There are many conflicting claims over who first invented the aileron. In 1868, before the advent of powered aircraft, English inventor M.P.W. Bolton patented the first aileron-type device for lateral control.[1] New Zealander Richard Pearse may have made a powered flight in a monoplane that included small ailerons as early as 1902, but his claims are controversial (and sometimes inconsistent), and even by his own reports, his aircraft were not well controlled. The aircraft 14 Bis by Santos Dumont was modified to add ailerons in late 1906, though it was never full controllable in flight, likely due to its unconventional wing form. Ailerons were also developed independently by the Aerial Experiment Association, headed by Alexander Graham Bell and by Robert Esnault-Pelterie, a French aircraft builder. Henry Farman's ailerons on the Farman III were the first to resemble ailerons on modern aircraft, and have a reasonable claim as the ancestor of the modern aileron.[2] Other claimants include American William Whitney Christmas, who claimed to have invented the aileron in the 1914 patent for what would become the Christmas Bullet (built in 1918),[3] and American Glenn Curtiss, who flew an aileron-controlled aircraft in 1908.

  • A control surface that combines an aileron and flap is called a flaperon.
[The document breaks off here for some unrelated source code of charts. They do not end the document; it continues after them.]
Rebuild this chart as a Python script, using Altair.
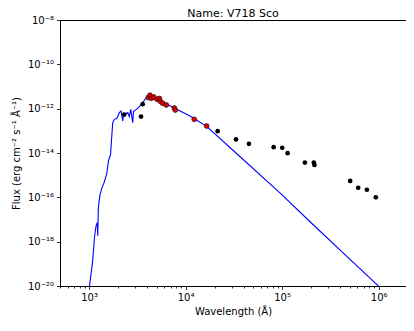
import altair as alt
import pandas as pd

# Model spectrum (wavelength in Angstrom, flux in erg cm^-2 s^-1 A^-1)
spec_wave = [990, 1087, 1113, 1140, 1182, 1216, 1230, 1248, 1269, 1300, 1363, 1430, 1525, 1592, 1670,
             1710, 1759, 1828, 1935, 2059, 2145, 2234, 2276, 2359, 2515, 2614, 2702, 2834, 2888, 2943,
             3238, 3512, 3799, 4111, 4280, 4489, 4823, 5877, 8088, 11100, 16540, 30950, 94900, 209900,
             465000, 1012000, 1159000]
spec_flux = [5e-21, 1.23e-19, 4.3e-19, 1.66e-18, 5.2e-18, 7.1e-18, 1.84e-18, 3.4e-17, 6.4e-17, 1.32e-16,
             2.74e-16, 4.6e-16, 1.18e-15, 4.6e-15, 8.6e-15, 4.1e-14, 2.34e-13, 3.3e-13, 3.55e-13, 6.6e-13,
             7.8e-13, 2.76e-13, 6.2e-13, 5.6e-13, 6.6e-13, 4.4e-13, 9.4e-13, 2.34e-13, 7.6e-13, 7.8e-13,
             1.12e-12, 1.57e-12, 2.65e-12, 4.0e-12, 4.5e-12, 3.44e-12, 2.94e-12, 1.88e-12, 9.4e-13, 4.66e-13,
             1.59e-13, 1.33e-14, 1.58e-16, 5.8e-18, 2.21e-19, 9.3e-21, 5.3e-21]

# Observed photometry (black)
phot_wave = [2317, 3452, 3594, 21480, 33270, 45300, 81700, 100200, 114000, 172000, 213000, 216000,
             507000, 614000, 755000, 935000]
phot_flux = [5.4e-13, 4.4e-13, 1.6e-12, 9.7e-14, 4.1e-14, 2.6e-14, 1.84e-14, 1.72e-14, 9.8e-15, 3.7e-15,
             3.7e-15, 2.9e-15, 5.5e-16, 2.7e-16, 2.2e-16, 1.0e-16]

# Fitted photometry (red)
fit_wave = [4111, 4276, 4413, 4673, 5058, 5343, 5470, 5790, 6313, 7637, 7820, 12300, 16520]
fit_flux = [3.17e-12, 4.03e-12, 2.94e-12, 3.37e-12, 2.65e-12, 2.86e-12, 2.15e-12, 1.75e-12, 1.47e-12,
            1.07e-12, 8.7e-13, 3.3e-13, 1.64e-13]

# Axis ticks
x_major = [1000, 10000, 100000, 1000000]
x_labels = ["10³", "10⁴", "10⁵", "10⁶"]
y_exps = [-8, -10, -12, -14, -16, -18, -20]
y_labels = ["10⁻⁸", "10⁻¹⁰", "10⁻¹²", "10⁻¹⁴", "10⁻¹⁶", "10⁻¹⁸", "10⁻²⁰"]

x_domain = [500, 1.92e6]
y_domain = [1e-20, 1e-8]

x_ticks = []
for e in range(2, 7):
    for m in range(1, 10):
        v = m * 10 ** e
        if x_domain[0] <= v <= x_domain[1]:
            x_ticks.append(float(v))

x_expr = " : ".join(f"datum.value == {v} ? '{l}'" for v, l in zip(x_major, x_labels)) + " : ''"
y_expr = " : ".join(f"round(log(datum.value)/LN10) == {e} ? '{l}'" for e, l in zip(y_exps, y_labels)) + " : ''"
major_test = "indexof([" + ",".join(str(v) for v in x_major) + "], datum.value) >= 0"

spec_df = pd.DataFrame({"wave": spec_wave, "flux": spec_flux, "i": range(len(spec_wave))})
phot_df = pd.DataFrame({"wave": phot_wave, "flux": phot_flux})
fit_df = pd.DataFrame({"wave": fit_wave, "flux": fit_flux})

xscale = alt.Scale(type="log", domain=x_domain, nice=False)
yscale = alt.Scale(type="log", domain=y_domain, nice=False)

xaxis = alt.Axis(title="Wavelength (Å)", values=x_ticks, labelExpr=x_expr,
                 tickSize={"condition": {"test": major_test, "value": 3.5}, "value": 2},
                 grid=False, labelFlush=False, labelOverlap=False, titlePadding=4)
yaxis = alt.Axis(title="Flux (erg cm⁻² s⁻¹ Å⁻¹)", values=[10.0 ** e for e in y_exps],
                 labelExpr=y_expr, tickSize=3.5, grid=False, labelFlush=False,
                 labelOverlap=False, titlePadding=6)

line = alt.Chart(spec_df).mark_line(color="#0000ff", strokeWidth=1.1, clip=True).encode(
    x=alt.X("wave:Q", scale=xscale, axis=xaxis),
    y=alt.Y("flux:Q", scale=yscale, axis=yaxis),
    order="i:Q",
)

phot = alt.Chart(phot_df).mark_circle(color="black", size=22, opacity=1, clip=True).encode(
    x=alt.X("wave:Q", scale=xscale),
    y=alt.Y("flux:Q", scale=yscale),
)

fit = alt.Chart(fit_df).mark_point(filled=True, fill="#e00000", stroke="black", strokeWidth=0.6,
                                   size=24, opacity=1, shape="circle", clip=True).encode(
    x=alt.X("wave:Q", scale=xscale),
    y=alt.Y("flux:Q", scale=yscale),
)

chart = alt.layer(line, phot, fit).properties(
    width=346, height=266,
    title=alt.TitleParams("Name: V718 Sco", fontSize=11, font="DejaVu Sans", fontWeight="normal",
                          color="black", offset=0, dy=3.5, frame="group"),
    autosize=alt.AutoSizeParams(type="none"),
    padding={"left": 52, "top": 12, "right": 0, "bottom": 37},
).configure_view(stroke="black", strokeWidth=1).configure_axis(
    domainColor="black", tickColor="black", labelColor="black", titleColor="black",
    labelFont="DejaVu Sans", titleFont="DejaVu Sans", labelFontSize=10, titleFontSize=10,
    titleFontWeight="normal", tickWidth=0.8, domainWidth=1, labelPadding=3,
)

chart.save("out.html", embed_options={"renderer": "svg", "actions": False})
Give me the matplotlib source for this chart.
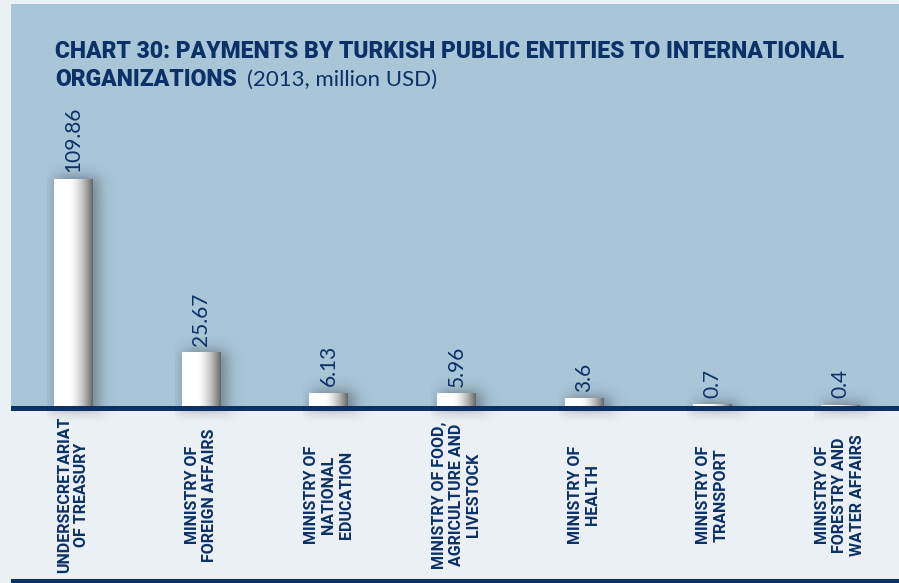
import numpy as np
import matplotlib
matplotlib.use("Agg")
import matplotlib.pyplot as plt
from matplotlib import transforms
from matplotlib.patches import Rectangle

# data
categories = [
    "UNDERSECRETARIAT\nOF TREASURY",
    "MINISTRY OF\nFOREIGN AFFAIRS",
    "MINISTRY OF\nNATIONAL\nEDUCATION",
    "MINISTRY OF FOOD,\nAGRICULTURE AND\nLIVESTOCK",
    "MINISTRY OF\nHEALTH",
    "MINISTRY OF\nTRANSPORT",
    "MINISTRY OF\nFORESTRY AND\nWATER AFFAIRS",
]
payments = [109.86, 25.67, 6.13, 5.96, 3.6, 0.7, 0.4]

title_bold_1 = "CHART 30: PAYMENTS BY TURKISH PUBLIC ENTITIES TO INTERNATIONAL"
title_bold_2 = "ORGANIZATIONS"
title_light = "(2013, million USD)"

navy = "#0b3166"
panel_blue = "#a8c6d8"
page_grey = "#ebf0f5"

W, H = 899, 583
fig = plt.figure(figsize=(W / 100, H / 100), dpi=100, facecolor=page_grey)

# blue panel is the axes: x 11..899 px, y 4..406 px (from top)
ax = fig.add_axes([11 / W, (H - 406) / H, (W - 11) / W, (406 - 4) / H])
ax.set_facecolor(panel_blue)
for s in ax.spines.values():
    s.set_visible(False)
ax.set_xticks([])
ax.set_yticks([])

x = np.arange(len(categories))
bar_w = 0.3


def shadow_alpha(xx, yy, x0, x1, h, sx, sy):
    a_x = 1 / (1 + np.exp(-(xx - x0) / sx)) * 1 / (1 + np.exp((xx - x1) / sx))
    a_y = 1 / (1 + np.exp((yy - h) / sy))
    return a_x * a_y


for xi, v in zip(x, payments):
    x0, x1 = xi - bar_w / 2, xi + bar_w / 2
    # soft shadow on the panel
    ex0, ex1 = x0 - 0.05, x1 + 0.25
    ey1 = v + 8
    xs = np.linspace(ex0, ex1, 120)
    ys = np.linspace(0, ey1, 200)
    XX, YY = np.meshgrid(xs, ys)
    a = shadow_alpha(XX, YY, x0 + 0.02, x1 + 0.05, v + 1, 0.035, 2.0) * 0.45
    img = np.zeros(XX.shape + (4,))
    img[..., :3] = 0.15
    img[..., 3] = a
    ax.imshow(img, extent=(ex0, ex1, 0, ey1), origin="lower", aspect="auto",
              zorder=1, interpolation="bilinear")
    # shadow below the baseline
    ys2 = np.linspace(-9, 0, 40)
    XX2, YY2 = np.meshgrid(xs, ys2)
    a2 = (1 / (1 + np.exp(-(XX2 - x0 + 0.02) / 0.04)) *
          1 / (1 + np.exp((XX2 - x1 - 0.08) / 0.04)) *
          np.clip((YY2 + 9) / 9, 0, 1) ** 2) * 0.35
    img2 = np.zeros(XX2.shape + (4,))
    img2[..., :3] = 0.2
    img2[..., 3] = a2
    ax.imshow(img2, extent=(ex0, ex1, -9, 0), origin="lower", aspect="auto",
              zorder=1, interpolation="bilinear", clip_on=False)
    # bar body, white fading to grey on the right
    t = np.linspace(0, 1, 100)
    shade = np.where(t < 0.4, 1.0, 1.0 - 0.6 * ((t - 0.4) / 0.6) ** 1.6)
    grad = np.tile(shade, (2, 1))
    bar_img = np.dstack([grad, grad, grad])
    ax.imshow(bar_img, extent=(x0, x1, 0, v), origin="lower", aspect="auto",
              zorder=2, interpolation="bilinear")
    ax.annotate(f"{v:g}", (xi, v), xytext=(0, 5), textcoords="offset points",
                rotation=90, ha="center", va="bottom", fontsize=15,
                family=["Lato", "DejaVu Sans"], fontweight="normal", color=navy,
                zorder=5)

ax.set_xlim(-0.485, 6.462)
ax.set_ylim(0, 194.6)

# category labels under the baseline
trans = transforms.blended_transform_factory(ax.transData, fig.transFigure)
for xi, lab in zip(x, categories):
    ax.text(xi, 1 - 495 / H, lab, transform=trans, rotation=90,
            ha="center", va="center", multialignment="center",
            fontsize=11.5, fontweight="bold", color=navy,
            family=["Roboto", "DejaVu Sans"], linespacing=1.2, clip_on=False)

# baseline and bottom rule
fig.add_artist(Rectangle((11 / W, (H - 411) / H), (W - 11) / W, 5 / H,
                         transform=fig.transFigure, color=navy, lw=0))
fig.add_artist(Rectangle((11 / W, 0), (W - 11) / W, 4 / H,
                         transform=fig.transFigure, color=navy, lw=0))

# title
t1 = fig.text(55 / W, 1 - 58 / H, title_bold_1, fontsize=16.5, fontweight="heavy",
              color=navy, family=["Roboto", "DejaVu Sans"], va="baseline")
t2 = fig.text(55 / W, 1 - 86 / H, title_bold_2, fontsize=16.5, fontweight="heavy",
              color=navy, family=["Roboto", "DejaVu Sans"], va="baseline")
fig.canvas.draw()
bb = t2.get_window_extent()
fig.text((bb.x1 + 10) / W, 1 - 86 / H, title_light, fontsize=16,
         fontweight="normal", color=navy, family=["Lato", "DejaVu Sans"],
         va="baseline")

fig.savefig("out.png", dpi=100, facecolor=page_grey)
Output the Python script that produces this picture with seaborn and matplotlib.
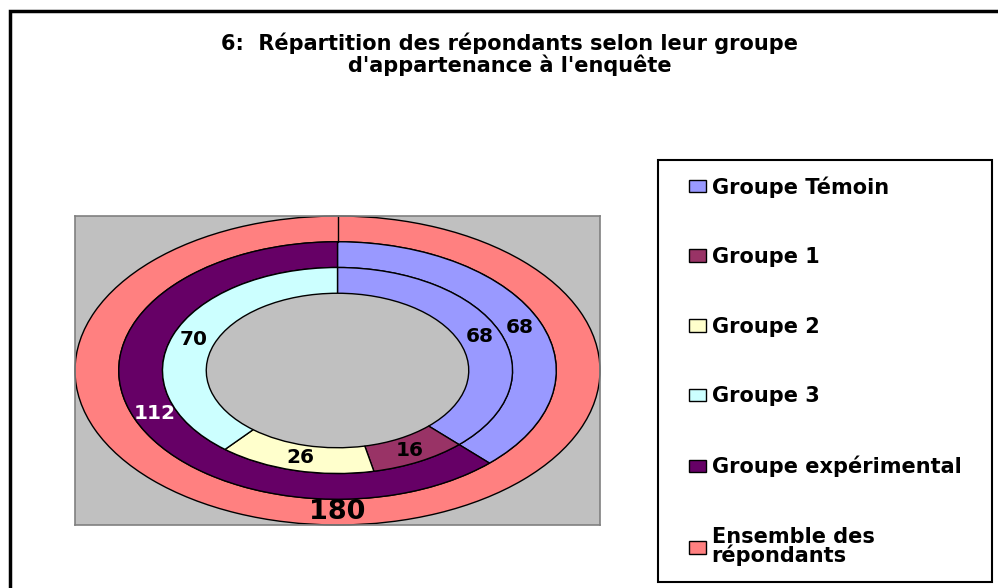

A single surface on each wing serves both purposes: used as an aileron, the flaperons left and right are actuated differentially; when used as a flap, both flaperons are actuated downwards. When a flaperon is actuated downwards (i.e. used as a flap) there is enough freedom of movement left to be able to still use the aileron function.
  • A further form of roll control, common on modern jet transport aircraft, utilises spoilers in conjunction with ailerons. This is called a spoileron.
  • In a delta-winged aircraft, the ailerons are combined with the elevators to form an elevon.
  • Modern military aircraft may have no ailerons on the wings at all, and combine roll control with an all-moving tailplane. This is a taileron or a rolling tail.